* BEGIN *

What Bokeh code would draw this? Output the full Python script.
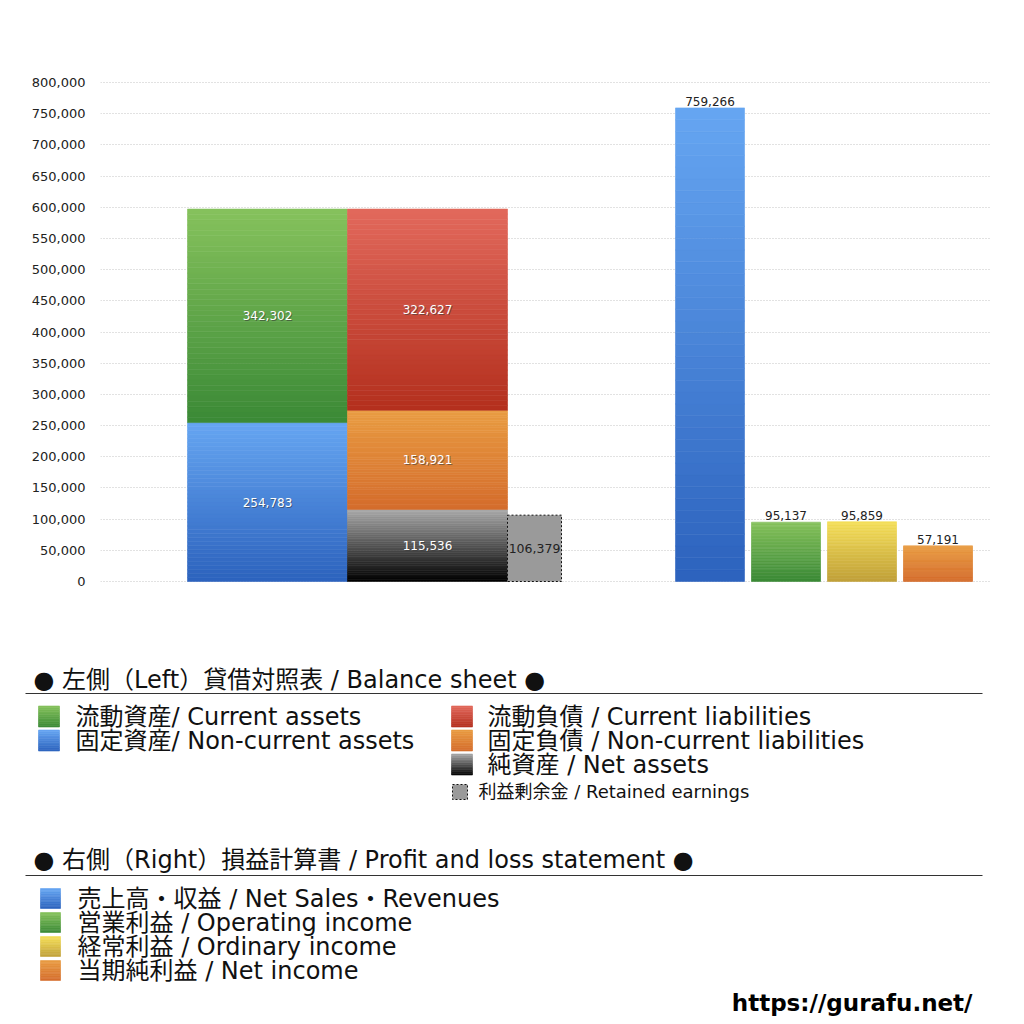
import numpy as np
from bokeh.plotting import figure
from bokeh.models import Range1d, NumeralTickFormatter, SingleIntervalTicker
from bokeh.core.properties import value
from bokeh.embed import file_html
from bokeh.resources import INLINE

# ---------------- data ----------------
asset_labels = ["固定資産", "流動資産"]            # stacked bottom -> top
asset_values = [254783, 342302]
liab_labels = ["純資産", "固定負債", "流動負債"]    # stacked bottom -> top
liab_values = [115536, 158921, 322627]
retained_label = "利益剰余金"
retained_value = 106379
pl_labels = ["売上高・収益", "営業利益", "経常利益", "当期純利益"]
pl_values = [759266, 95137, 95859, 57191]
y_tick_step = 50000
y_tick_max = 800000

legend_bs_title = "● 左側（Left）貸借対照表 / Balance sheet ●"
legend_bs_left = ["流動資産/ Current assets", "固定資産/ Non-current assets"]
legend_bs_right = ["流動負債 /  Current liabilities", "固定負債 / Non-current liabilities", "純資産 / Net assets"]
legend_retained = "利益剰余金 / Retained earnings"
legend_pl_title = "● 右側（Right）損益計算書 / Profit and loss statement ●"
legend_pl = ["売上高・収益 / Net Sales・Revenues", "営業利益 / Operating income",
             "経常利益 / Ordinary income", "当期純利益 / Net income"]
site_url = "https://gurafu.net/"

# ---------------- styles ----------------
FONT = "DejaVu Sans, Noto Sans CJK JP"
NUMFONT = "DejaVu Sans"
G_GREEN = ("#86c25c", "#3a8936")
G_BLUE = ("#66a6f2", "#2c62bd")
G_RED = ("#e2695c", "#b32f1d")
G_ORANGE = ("#e99c42", "#d46c2c")
G_BLACK = ("#a8a8a8", "#000000")
G_YELLOW = ("#f4de58", "#c0a03a")
RET_FILL = "#9a9a9a"

asset_grads = [G_BLUE, G_GREEN]
liab_grads = [G_BLACK, G_ORANGE, G_RED]
pl_grads = [G_BLUE, G_GREEN, G_YELLOW, G_ORANGE]


def hex2rgb(h):
    h = h.lstrip("#")
    return np.array([int(h[i:i + 2], 16) for i in (0, 2, 4)], dtype=float)


def grad_colors(c_top, c_bot, n):
    a, b = hex2rgb(c_bot), hex2rgb(c_top)
    t = (np.arange(n) + 0.5) / n
    cols = []
    for tt in t:
        c = a + (b - a) * tt
        cols.append("#%02x%02x%02x" % tuple(int(round(v)) for v in c))
    return cols  # bottom -> top


def grad_bar(fig, left, right, bottom, top, grad, n=40):
    edges = np.linspace(bottom, top, n + 1)
    cols = grad_colors(grad[0], grad[1], n)
    fig.quad(left=[left] * n, right=[right] * n, bottom=edges[:-1], top=edges[1:],
             fill_color=cols, line_color=cols, line_width=0.6)


# ---------------- chart figure ----------------
W = 1008
H1 = 620
px_per_unit = 499 / 800000.0
frame_top_px, zero_px, frame_bot_px = 70, 581, 590
y_end = (zero_px - frame_top_px) / px_per_unit
y_start = -(frame_bot_px - zero_px) / px_per_unit

p = figure(width=W, height=H1, output_backend="svg", toolbar_location=None,
           x_range=Range1d(0, 890), y_range=Range1d(y_start, y_end),
           x_axis_location=None, min_border_left=100, min_border_right=W - 990,
           min_border_top=frame_top_px, min_border_bottom=H1 - frame_bot_px)
p.outline_line_color = None
p.xgrid.grid_line_color = None
p.ygrid.grid_line_color = "#c4c4c4"
p.ygrid.grid_line_dash = "1 2"
p.yaxis.ticker = SingleIntervalTicker(interval=y_tick_step)
p.yaxis.formatter = NumeralTickFormatter(format="0,0")
p.yaxis.axis_line_color = None
p.yaxis.major_tick_line_color = None
p.yaxis.minor_tick_line_color = None
p.yaxis.major_tick_out = 0
p.yaxis.major_label_standoff = 11
p.yaxis.major_label_text_font = NUMFONT
p.yaxis.major_label_text_font_size = "13px"
p.yaxis.major_label_text_color = "#222222"

# layout of bars in frame units
asset_x = (87, 247)
liab_x = (247, 407)
ret_x = (407, 461)
pl_left = [575, 651, 727, 803]
pl_w = 69

# balance-sheet stacks
inside_x, inside_y, inside_t = [], [], []
bottom = 0
for v, g in zip(asset_values, asset_grads):
    grad_bar(p, asset_x[0], asset_x[1], bottom, bottom + v, g)
    inside_x.append((asset_x[0] + asset_x[1]) / 2)
    inside_y.append(bottom + v / 2)
    inside_t.append(f"{v:,}")
    bottom += v
bottom = 0
for v, g in zip(liab_values, liab_grads):
    grad_bar(p, liab_x[0], liab_x[1], bottom, bottom + v, g)
    inside_x.append((liab_x[0] + liab_x[1]) / 2)
    inside_y.append(bottom + v / 2)
    inside_t.append(f"{v:,}")
    bottom += v

p.text(x=inside_x, y=inside_y, text=inside_t, text_font=value(NUMFONT),
       text_font_size="12px", text_color="#333333", text_alpha=0.55,
       text_align="center", text_baseline="middle", x_offset=1, y_offset=1)
p.text(x=inside_x, y=inside_y, text=inside_t, text_font=value(NUMFONT),
       text_font_size="12px", text_color="#ffffff",
       text_align="center", text_baseline="middle")

# retained earnings
p.quad(left=[ret_x[0]], right=[ret_x[1]], bottom=[0], top=[retained_value],
       fill_color=RET_FILL, line_color="#111111", line_dash="2 2", line_width=1)
p.text(x=[(ret_x[0] + ret_x[1]) / 2], y=[retained_value / 2], text=[f"{retained_value:,}"],
       text_font=value(NUMFONT), text_font_size="12.5px", text_color="#222222",
       text_align="center", text_baseline="middle")

# P&L bars
for l, v, g in zip(pl_left, pl_values, pl_grads):
    grad_bar(p, l, l + pl_w, 0, v, g)
p.text(x=[l + pl_w / 2 for l in pl_left], y=pl_values, text=[f"{v:,}" for v in pl_values],
       text_font=value(NUMFONT), text_font_size="12px", text_color="#222222",
       text_align="center", text_baseline="bottom", y_offset=-2)

# ---------------- legend figure ----------------
H2 = 396
Y0 = H1 + 1  # page y of the legend figure's top
q = figure(width=W, height=H2, output_backend="svg", toolbar_location=None,
           x_range=Range1d(0, W), y_range=Range1d(H2, 0),
           x_axis_location=None, y_axis_location=None,
           min_border_left=0, min_border_right=0, min_border_top=0, min_border_bottom=0)
q.outline_line_color = None
q.xgrid.grid_line_color = None
q.ygrid.grid_line_color = None


def swatch(fig, x0, yc, size, grad):
    n = 12
    edges = np.linspace(yc + size / 2, yc - size / 2, n + 1)
    cols = grad_colors(grad[0], grad[1], n)
    fig.quad(left=[x0] * n, right=[x0 + size] * n, bottom=edges[:-1], top=edges[1:],
             fill_color=cols, line_color=cols, line_width=0.6)


TXT = dict(text_font=value(FONT), text_color="#111111", text_baseline="middle", text_align="left")
FS = "24px"

# Balance sheet section
q.text(x=[33], y=[680 - Y0], text=[legend_bs_title], text_font_size=FS, **TXT)
q.segment(x0=[25], x1=[982], y0=[694 - Y0], y1=[694 - Y0], line_color="#333333", line_width=1)
left_grads = [G_GREEN, G_BLUE]
for i, (t, g) in enumerate(zip(legend_bs_left, left_grads)):
    yc = 717 - Y0 + 24 * i
    swatch(q, 38, yc, 21, g)
    q.text(x=[75], y=[yc], text=[t], text_font_size=FS, **TXT)
right_grads = [G_RED, G_ORANGE, G_BLACK]
for i, (t, g) in enumerate(zip(legend_bs_right, right_grads)):
    yc = 717 - Y0 + 24 * i
    swatch(q, 451, yc, 21, g)
    q.text(x=[487], y=[yc], text=[t], text_font_size=FS, **TXT)
q.quad(left=[452], right=[467], top=[785 - Y0], bottom=[800 - Y0], fill_color=RET_FILL,
       line_color="#111111", line_dash="2 2", line_width=1)
q.text(x=[478], y=[792 - Y0], text=[legend_retained], text_font_size="18px", **TXT)

# P&L section
q.text(x=[33], y=[860 - Y0], text=[legend_pl_title], text_font_size=FS, **TXT)
q.segment(x0=[25], x1=[982], y0=[876 - Y0], y1=[876 - Y0], line_color="#333333", line_width=1)
for i, (t, g) in enumerate(zip(legend_pl, pl_grads)):
    yc = 899 - Y0 + 24 * i
    swatch(q, 40, yc, 20, g)
    q.text(x=[77], y=[yc], text=[t], text_font_size=FS, **TXT)

q.text(x=[972], y=[1003 - Y0], text=[site_url], text_font=value(NUMFONT),
       text_font_size="23px", text_font_style="bold", text_color="#000000",
       text_baseline="middle", text_align="right")

open("out.html", "w").write(file_html([p, q], INLINE))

* END *

Request - Please take the lines from the beginning of the data above through the line holding "from bokeh.resources import INLINE" and transcribe them exactly, without any pictures.

Complete answer -
What Bokeh code would draw this? Output the full Python script.
import numpy as np
from bokeh.plotting import figure
from bokeh.models import Range1d, NumeralTickFormatter, SingleIntervalTicker
from bokeh.core.properties import value
from bokeh.embed import file_html
from bokeh.resources import INLINE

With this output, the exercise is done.